Little-endian PowerPC

Posted Oct 8, 2010 14:25 UTC (Fri) by etienne (guest, #25256) [Link] (1 responses)

> I doubt that

GCC do know about the bswap instruction since 4.0 (I just checked the source), but I did not find a way to make GCC use it (i.e. either inline the bswap() or recognise the three shift sequence) on a i386 host...

Little-endian PowerPC

Posted Oct 8, 2010 15:29 UTC (Fri) by jengelh (subscriber, #33263) [Link]

>but I did not find a way to make GCC use it (i.e. either inline the bswap() or recognise the three shift sequence) on a i386 host...

Works here. Optimizer starts recognizing int s = ((((argc) & 0xff000000) >> 24) | (((argc) & 0x00ff0000) >> 8) | (((argc) & 0x0000ff00) << 8) | (((argc) & 0x000000ff) << 24)); on -O2 and issues a bswap for it.

Alternatively, you could use the same trick as glibc's htonl: int s = __bswap_32(argc). Or even directly __builtin_bswap32 as documented in gcc.info.

Little-endian PowerPC

Posted Oct 7, 2010 23:07 UTC (Thu) by jhhaller (guest, #56103) [Link] (1 responses)

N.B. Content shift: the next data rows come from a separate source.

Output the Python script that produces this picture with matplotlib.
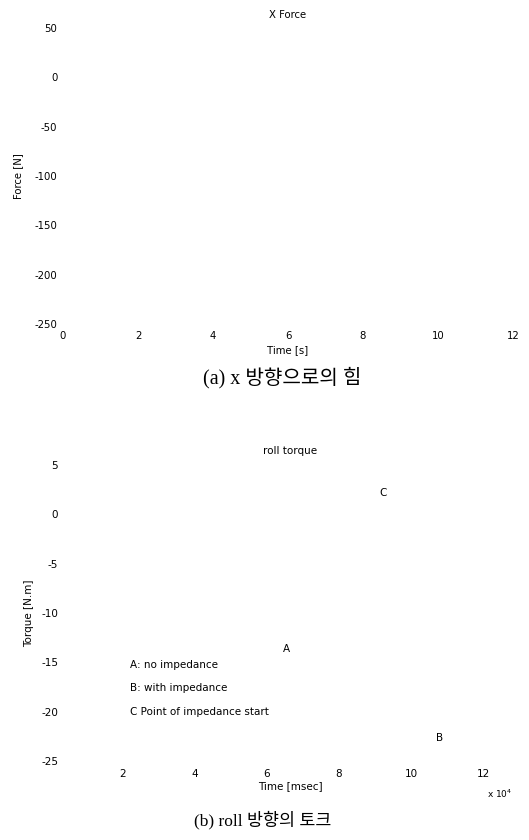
import matplotlib
matplotlib.use("Agg")
import matplotlib.pyplot as plt

W, H = 529, 840

# X force panel
force_yticks = [50, 0, -50, -100, -150, -200, -250]
force_xticks = [0, 2, 4, 6, 8, 10, 12]
force_xlim = (0, 12)
force_ylim = (-250, 50)

# Roll torque panel (time in msec)
torque_yticks = [5, 0, -5, -10, -15, -20, -25]
torque_xticks = [2e4, 4e4, 6e4, 8e4, 10e4, 12e4]
torque_xlim = (0.39e4, 12.89e4)
torque_ylim = (-25, 5)

# Point markers and legend notes on the torque panel
point_labels = ["C", "A", "B"]
point_x = [9.22e4, 6.53e4, 10.8e4]
point_y = [2.2, -13.6, -22.7]
note_texts = ["A: no impedance", "B: with impedance", "C Point of impedance start"]
note_x = [2.19e4, 2.19e4, 2.19e4]
note_y = [-15.3, -17.6, -20.0]

sans = ["DejaVu Sans"]
caption_font = ["Liberation Serif", "Noto Sans CJK KR"]

fig = plt.figure(figsize=(W / 100, H / 100), dpi=100)


def px_axes(left, top, right, bottom):
    return fig.add_axes([left / W, 1 - bottom / H, (right - left) / W, (bottom - top) / H])


def strip(ax):
    for s in ax.spines.values():
        s.set_visible(False)
    ax.tick_params(length=0)
    ax.set_facecolor("none")


# --- (a) X force ---
ax1 = px_axes(63, 28, 513, 324)
strip(ax1)
ax1.set_xlim(*force_xlim)
ax1.set_ylim(*force_ylim)
ax1.set_xticks(force_xticks)
ax1.set_yticks(force_yticks)
ax1.set_xticklabels([str(v) for v in force_xticks], fontsize=7.3, family=sans)
ax1.set_yticklabels([str(v) for v in force_yticks], fontsize=7.3, family=sans)
ax1.tick_params(axis="x", pad=5)
ax1.tick_params(axis="y", pad=4)
ax1.set_title("X Force", fontsize=7.3, family=sans, pad=7)
ax1.set_xlabel("Time [s]", fontsize=7.3, family=sans, labelpad=3)
ax1.set_ylabel("Force [N]", fontsize=7.3, family=sans, labelpad=8)

fig.text(282 / W, 1 - 378 / H, "(a) x 방향으로의 힘", ha="center", va="center",
         fontsize=14.5, family=caption_font)

# --- (b) roll torque ---
ax2 = px_axes(65, 465, 515, 761)
strip(ax2)
ax2.set_xlim(*torque_xlim)
ax2.set_ylim(*torque_ylim)
ax2.set_xticks(torque_xticks)
ax2.set_yticks(torque_yticks)
ax2.set_xticklabels([f"{v / 1e4:g}" for v in torque_xticks], fontsize=7.5, family=sans)
ax2.set_yticklabels([str(v) for v in torque_yticks], fontsize=7.5, family=sans)
ax2.tick_params(axis="x", pad=6)
ax2.tick_params(axis="y", pad=5)
ax2.set_title("roll torque", fontsize=7.5, family=sans, pad=8)
ax2.set_xlabel("Time [msec]", fontsize=7.5, family=sans, labelpad=1)
ax2.set_ylabel("Torque [N.m]", fontsize=7.5, family=sans, labelpad=5)
ax2.text(0.995, -0.11, r"x 10$^4$", transform=ax2.transAxes, fontsize=6.5,
         family=sans, ha="right", va="center")

for lab, x, y in zip(point_labels, point_x, point_y):
    ax2.text(x, y, lab, fontsize=7.5, family=sans, ha="center", va="center")
for t, x, y in zip(note_texts, note_x, note_y):
    ax2.text(x, y, t, fontsize=7.5, family=sans, ha="left", va="center")

fig.text(263 / W, 1 - 820 / H, "(b) roll 방향의 토크", ha="center", va="center",
         fontsize=12.5, family=caption_font)

fig.savefig("out.png", dpi=100)
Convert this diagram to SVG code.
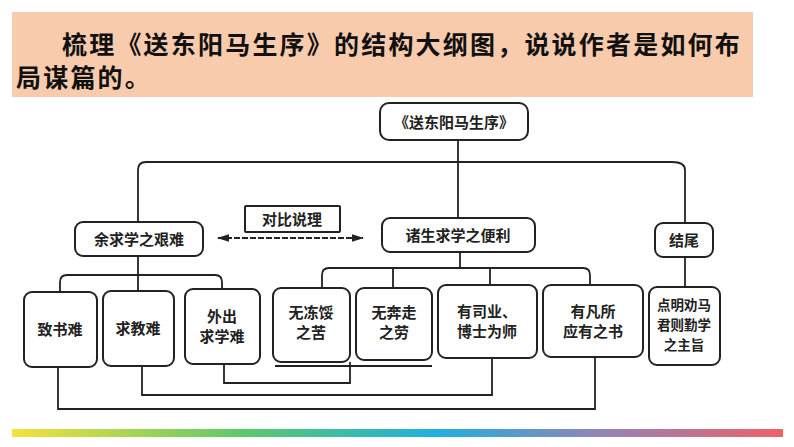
<svg xmlns="http://www.w3.org/2000/svg" width="794" height="447" viewBox="0 0 794 447">
<style>
.h{font-family:"Noto Sans CJK SC","Noto Sans CJK JP",sans-serif;font-size:25px;letter-spacing:2.2px;font-weight:bold;fill:#111}
.t{font-family:"Noto Sans CJK SC","Noto Sans CJK JP",sans-serif;font-size:15px;font-weight:bold;fill:#222;text-anchor:middle}
.s{font-size:13.5px}
.b{fill:#fff;stroke:#222;stroke-width:2}
.c{fill:none;stroke:#222;stroke-width:1.8}
</style>
<defs>
<linearGradient id="g" x1="0" x2="1">
<stop offset="0" stop-color="#f5e23c"/><stop offset="0.3" stop-color="#5cc86a"/><stop offset="0.55" stop-color="#1fb0e0"/><stop offset="0.75" stop-color="#8c86b8"/><stop offset="1" stop-color="#f0606a"/>
</linearGradient>
<marker id="a" viewBox="0 0 10 10" refX="9" refY="5" markerWidth="7" markerHeight="7" orient="auto-start-reverse"><path d="M0,2L10,5L0,8z" fill="#222"/></marker>
</defs>
<rect width="794" height="447" fill="#fff"/>
<g id="header">
<rect x="12" y="12" width="741" height="85" fill="#f8cbad"/>
<text class="h" x="62" y="54">梳理《送东阳马生序》的结构大纲图，说说作者是如何布</text>
<text class="h" x="16" y="87">局谋篇的。</text>
</g>
<g id="connectors">
<path class="c" d="M458,140V218"/>
<path class="c" d="M138,222V170Q138,162 146,162H672Q685,162 685,170V223"/>
<path class="c" d="M138,256V291M60,292V282Q60,275 67,275H215Q222,275 222,282V289"/>
<path class="c" d="M460,252V268M322,288V275Q322,268 329,268H583Q590,268 590,275V285M393,288V268M490,285V268"/>
<path class="c" d="M685,257V287"/>
<path class="c" d="M275,366H432"/>
<path class="c" d="M224,364V383H350V362"/>
<path class="c" d="M142,366V395H492V358"/>
<path class="c" d="M58,367V409H595V357"/>
<path class="c" d="M218,238H363" marker-start="url(#a)" marker-end="url(#a)" stroke-dasharray="6 2"/>
</g>
<g id="root"><rect class="b" x="380" y="103" width="148" height="37" rx="9"/><text class="t" x="454" y="128">《送东阳马生序》</text></g>
<g id="n1"><rect class="b" x="75" y="222" width="128" height="34" rx="8"/><text class="t" x="139" y="245">余求学之艰难</text></g>
<g id="lbl"><rect class="b" x="245" y="206" width="95" height="26" rx="1"/><text class="t" x="292" y="225">对比说理</text></g>
<g id="n2"><rect class="b" x="382" y="218" width="153" height="34" rx="8"/><text class="t" x="458" y="241">诸生求学之便利</text></g>
<g id="n3"><rect class="b" x="655" y="223" width="58" height="34" rx="8"/><text class="t" x="684" y="246">结尾</text></g>
<g id="b1"><rect class="b" x="24" y="292" width="73" height="75" rx="8"/><text class="t" x="60" y="335">致书难</text></g>
<g id="b2"><rect class="b" x="103" y="291" width="71" height="75" rx="8"/><text class="t" x="138" y="334">求教难</text></g>
<g id="b3"><rect class="b" x="185" y="289" width="75" height="75" rx="8"/><text class="t" x="222" y="322">外出</text><text class="t" x="222" y="342">求学难</text></g>
<g id="b4"><rect class="b" x="273" y="288" width="77" height="74" rx="8"/><text class="t" x="311" y="318">无冻馁</text><text class="t" x="311" y="338">之苦</text></g>
<g id="b5"><rect class="b" x="356" y="288" width="76" height="72" rx="8"/><text class="t" x="394" y="318">无奔走</text><text class="t" x="394" y="338">之劳</text></g>
<g id="b6"><rect class="b" x="438" y="285" width="99" height="73" rx="8"/><text class="t" x="487" y="317">有司业、</text><text class="t" x="487" y="337">博士为师</text></g>
<g id="b7"><rect class="b" x="543" y="285" width="100" height="72" rx="8"/><text class="t" x="593" y="317">有凡所</text><text class="t" x="593" y="337">应有之书</text></g>
<g id="b8"><rect class="b" x="649" y="287" width="71" height="78" rx="8"/><text class="t s" x="684" y="310">点明劝马</text><text class="t s" x="684" y="330">君则勤学</text><text class="t s" x="684" y="350">之主旨</text></g>
<rect x="12" y="429" width="771" height="8" fill="url(#g)"/>
</svg>
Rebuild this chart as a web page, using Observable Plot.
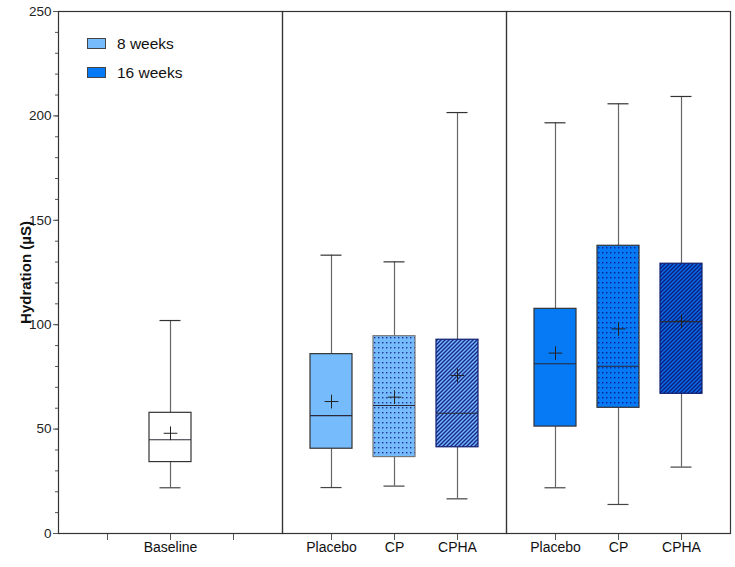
<!DOCTYPE html>
<html><head><meta charset="utf-8">
<script src="https://cdn.jsdelivr.net/npm/d3@7"></script>
<script src="https://cdn.jsdelivr.net/npm/@observablehq/plot@0.6"></script>
<style>
body{margin:0;background:#fff;font-family:"Liberation Sans",Arial,sans-serif}
#wrap{position:relative;width:735px;height:567px}
.legend{position:absolute;left:87px;top:29px;font-size:15.5px;color:#111}
.legend .item{display:flex;align-items:center;height:29px}
.legend .sw{width:17px;height:9px;border:1px solid #444;margin-right:11px}
g[aria-label="y-axis label"] text{font-weight:bold;font-size:15px;fill:#111}
</style></head><body><div id="wrap"></div>
<script>
const groups = ["Baseline", "8 weeks", "16 weeks"];
const slots = ["left", "middle", "right"];
const boxGroup = ["Baseline", "8 weeks", "8 weeks", "8 weeks", "16 weeks", "16 weeks", "16 weeks"];
const boxSlot = ["middle", "left", "middle", "right", "left", "middle", "right"];
const boxTreatment = ["Baseline", "Placebo", "CP", "CPHA", "Placebo", "CP", "CPHA"];
const minV = [21.9, 22.0, 22.7, 16.6, 21.9, 13.9, 31.8];
const q1V = [34.2, 40.6, 36.6, 41.3, 51.2, 60.2, 66.9];
const medV = [44.9, 56.5, 61.3, 57.6, 81.3, 80.1, 101.5];
const q3V = [57.8, 85.9, 94.5, 92.8, 107.6, 137.8, 129.2];
const maxV = [102.0, 133.3, 130.1, 201.6, 196.7, 205.8, 209.3];
const meanV = [48.0, 63.2, 65.3, 75.7, 86.4, 98.0, 101.7];
const majorTicks = [0, 50, 100, 150, 200, 250];
const minorTicks = d3.range(0, 251, 10);
const legendLabels = ["8 weeks", "16 weeks"];

const boxes = boxTreatment.map((t, i) => ({
  group: boxGroup[i], slot: boxSlot[i], treatment: t,
  min: minV[i], q1: q1V[i], med: medV[i], q3: q3V[i], max: maxV[i], mean: meanV[i]
}));

const base = {"8 weeks": "#76bcfc", "16 weeks": "#0679f4"};
function fillFor(d) {
  if (d.group === "Baseline") return "white";
  const k = d.group === "8 weeks" ? "8" : "16";
  if (d.treatment === "CP") return `url(#dots${k})`;
  if (d.treatment === "CPHA") return `url(#hatch${k})`;
  return base[d.group];
}
function strokeFor(d) {
  if (d.treatment === "CPHA") return "#101c6e";
  if (d.treatment === "CP" && d.group === "8 weeks") return "#777";
  return "#333";
}

const svg = Plot.plot({
  width: 735, height: 567,
  marginLeft: 57, marginRight: 5, marginTop: 11, marginBottom: 34,
  style: {fontFamily: "'Liberation Sans', Arial, sans-serif", fontSize: "13.5px", color: "#222", background: "white"},
  fx: {domain: groups, padding: 0, axis: null},
  x: {domain: slots, paddingInner: 0.34, paddingOuter: 0.44, axis: null},
  y: {domain: [0, 250], axis: null},
  color: {type: "identity"},
  marks: [
    Plot.axisY(minorTicks, {tickSize: 3, tickFormat: () => "", label: null, stroke: "#555"}),
    Plot.axisY(majorTicks, {tickSize: 5, tickPadding: 2, label: "Hydration (µS)", labelAnchor: "center", labelArrow: "none", labelOffset: 38, stroke: "#555", fill: "#222"}),
    Plot.axisX({tickSize: 7, tickFormat: () => "", label: null, stroke: "#555"}),
    Plot.ruleX(boxes, {fx: "group", x: "slot", y1: "min", y2: "q1", stroke: "#666", strokeWidth: 1.2}),
    Plot.ruleX(boxes, {fx: "group", x: "slot", y1: "q3", y2: "max", stroke: "#666", strokeWidth: 1.2}),
    Plot.barY(boxes, {fx: "group", x: "slot", y1: "q1", y2: "q3", fill: fillFor, stroke: strokeFor, strokeWidth: 1.2}),
    Plot.tickY(boxes, {fx: "group", x: "slot", y: "med", stroke: "#2a2a3a", strokeWidth: 1.2}),
    Plot.tickY(boxes, {fx: "group", x: "slot", y: "max", stroke: "#333", strokeWidth: 1.2, insetLeft: 10.5, insetRight: 10.5}),
    Plot.tickY(boxes, {fx: "group", x: "slot", y: "min", stroke: "#444", strokeWidth: 1.2, insetLeft: 10.5, insetRight: 10.5}),
    Plot.dot(boxes, {fx: "group", x: "slot", y: "mean", symbol: "plus", r: 4.5, stroke: "#222", strokeWidth: 1}),
    Plot.text(boxes, {fx: "group", x: "slot", text: "treatment", frameAnchor: "bottom", dy: 18, fill: "#111", fontSize: 14}),
    Plot.frame({stroke: "#333", strokeWidth: 1.2})
  ]
});

const defs = document.createElementNS("http://www.w3.org/2000/svg", "defs");
defs.innerHTML = `
<pattern id="dots8" patternUnits="userSpaceOnUse" width="4" height="5">
  <rect width="4" height="5" fill="#76bcfc"/><rect x="1" y="2" width="1.4" height="1.4" fill="#1f2f9a"/>
</pattern>
<pattern id="dots16" patternUnits="userSpaceOnUse" width="4" height="5">
  <rect width="4" height="5" fill="#0679f4"/><rect x="1" y="2" width="1.4" height="1.4" fill="#0a1f8f"/>
</pattern>
<pattern id="hatch8" patternUnits="userSpaceOnUse" width="4" height="4">
  <rect width="4" height="4" fill="#76bcfc"/>
  <path d="M-1,1 l2,-2 M0,4 l4,-4 M3,5 l2,-2" stroke="#1b2a8e" stroke-width="1.5"/>
</pattern>
<pattern id="hatch16" patternUnits="userSpaceOnUse" width="4" height="4">
  <rect width="4" height="4" fill="#0a6fe8"/>
  <path d="M-1,1 l2,-2 M0,4 l4,-4 M3,5 l2,-2" stroke="#0b1f80" stroke-width="1.5"/>
</pattern>`;
svg.prepend(defs);

const wrap = document.getElementById("wrap");
wrap.appendChild(svg);
const legend = document.createElement("div");
legend.className = "legend";
legendLabels.forEach(l => {
  const it = document.createElement("div"); it.className = "item";
  const sw = document.createElement("div"); sw.className = "sw"; sw.style.background = base[l];
  const tx = document.createElement("span"); tx.textContent = l;
  it.appendChild(sw); it.appendChild(tx); legend.appendChild(it);
});
wrap.appendChild(legend);
</script></body></html>
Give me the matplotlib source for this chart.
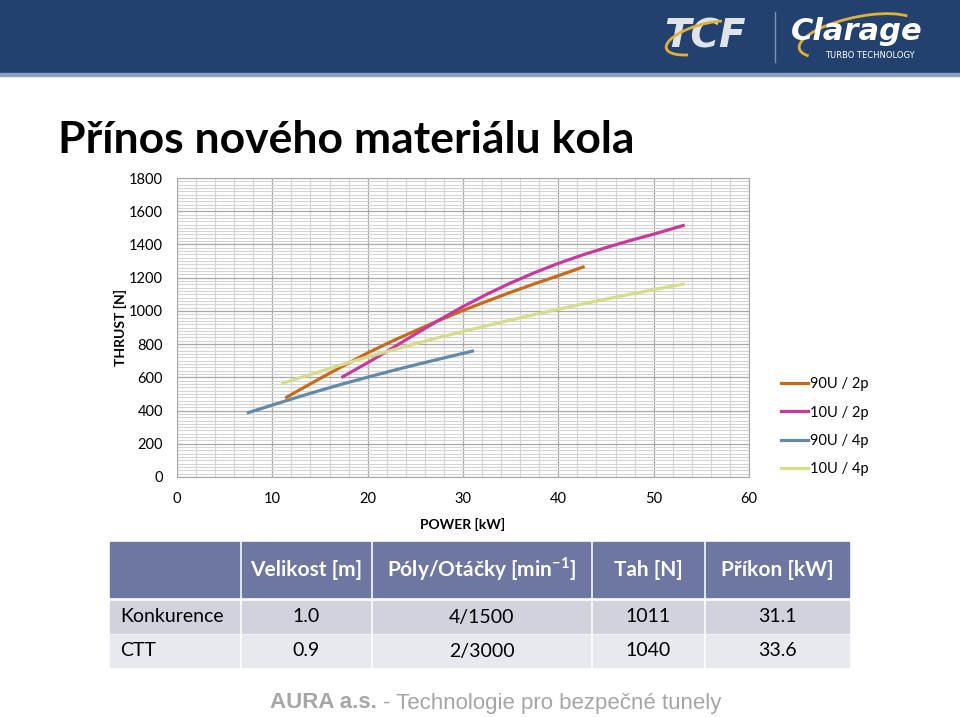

Byte swapping is not a particularly expensive operation. Pulling the data from RAM is the biggest delay in modern CPU, with a minor component related to the extra instructions. Since the instructions tend to get into the cache, the extra instructions don't detract significantly from the speed. Memory access dominates program execution speed for many if not most programs. We got this result while comparing execution speed for software with and without byte-swapping instructions while evaluating how to port some big-endian software to a little-endian processor.

Little-endian PowerPC

Posted Oct 12, 2010 16:11 UTC (Tue) by jzbiciak (guest, #5246) [Link]

I came here to say this. You're tilting at windmills if you're worrying too much about the cycle cost of byte swapping on modern hardware in most situations. About the only place it matters deeply is if you have a huge amount of data in the non-native endian (as would be the case for a frame buffer, hence the motivation of LE PCC).

The real cost most of the time is making sure you've not introduced endian dependencies in your code unwittingly, and have managed them properly where you have introduced them. Correctness is the tricky part.